The Sunday Mail
Treasury has released US$7,9 million for extended Biometric Voter Registration, with a comprehensive voters’ roll expected within five months.
This, according to the Zimbabwe Electoral Commission, indicates democracy and that the 2018 harmonised elections will be free and fair.
The mop-up exercise begins tomorrow, ending on February 8.
BVR ran from October 10 to December 19, 2017; managing to attain 4,8 million prospective voters.
Harare has 746 173 voters, Midlands 658 701, Manicaland 651 483, Mashonaland East 551 390, Masvingo 543 484, Mashonaland West 520 750, Mashonaland Central 480 072, Matabeleland North 299 122, Bulawayo 214 620 and Matabeleland South 213 697.
Zec is extending registration on the back of a November 2017 High Court ruling that all “aliens” have a right to register to vote if they prove that one of their parents was born in Southern Africa.
A Harare resident and two political parties had petitioned the court over “aliens” who lacked requisite documentation and were thus denied registration.
In an interview with The Sunday Mail, acting Zec chairperson Mr Emmanuel Magade said: “Our budget for the exercise is US$7,9 million. We asked Treasury to avail us that much and that request was wholly met. What this shows is that Government is fully committed to the electoral process and I have no doubt that Zec will be able to deliver a free and fair election.
“The highest authority in the land, the President, wants us to have a free and fair election, so does the Minister of Justice. The Minister of Finance, who is bankrolling this programme, wants the same.”
He also said: “In terms of the law, we are supposed to continue voter registration at static centres. We will only stop registering 12 days after the Nomination Court sitting; in other words, after candidate nomination.

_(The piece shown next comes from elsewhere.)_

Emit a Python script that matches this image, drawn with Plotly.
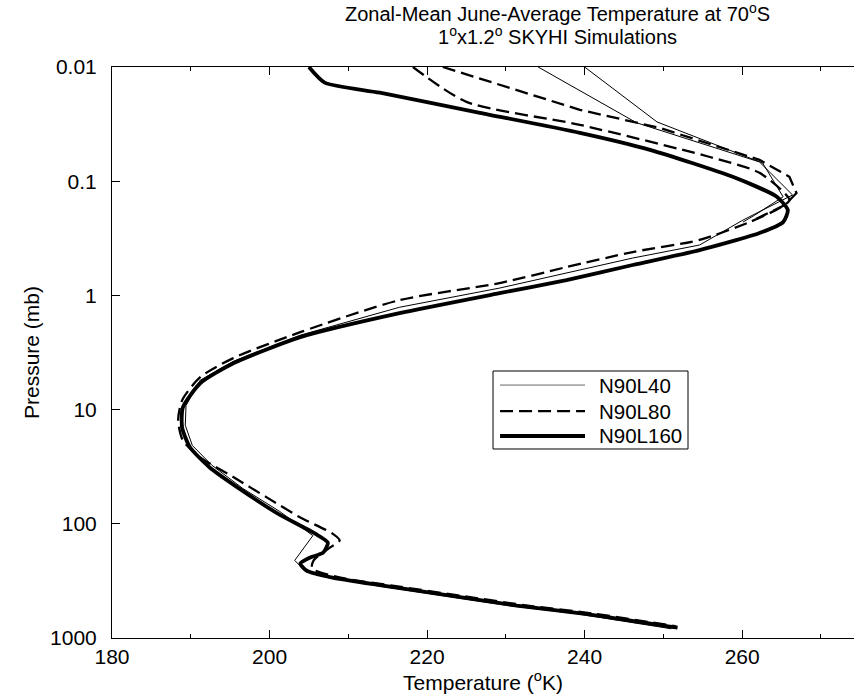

“Once we have concluded the mop-up in February, we will start what we call de-duplication, the idea being to ascertain whether or not there was multiple registration. This process will lead us to compilation of a voters’ registration roll. We expect that by end of March we will have a provisional voters’ registration roll.
“From there, we will open the roll to members of the public so that they have an opportunity to correct any mistakes or anomalies that would have emerged during registration. Thereafter, we will be able to compile a final voters’ registration roll and we expect this to be at the end of April or early May.”
Mr Magade said the mop-up is mainly targeting “aliens” and other groups that failed to register in regular time.
“We want to register as many people as possible, but our primary target at this stage are aliens or non-citizens, young people who got their national identification cards after Phase Four of BVR had closed and those who had no opportunity to register.
“Previously, if non-citizens wanted to register, we would refer them to the Registrar-General’s Office to regularise their papers, but the High Court judgment made it possible for them to register easily.
“However, we were already on the verge of finishing the last phase. So, we will prioritise areas such as farms and mines; and urban centres such as Mbare, Mufakose, Dzivarasekwa and other high-density areas countrywide.”
He continued: “A figure of 4,8 million which we have attained so far is very good. In any case, by international standards, it is a very good figure. Historically, we have never had voters exceeding a combined figure of 3,3 million. I think the highest we have had is 3,3 million in 2013.
“If we are to register about 5,5 million for the 2018 elections, then we will be on the right course. We had initially targeted registering 7,2 million people, but revised the figure as it was based on ZimStat projections that the voting population would have reached seven million by December 2018. However, it is unrealistic and extravagantly ambitious.”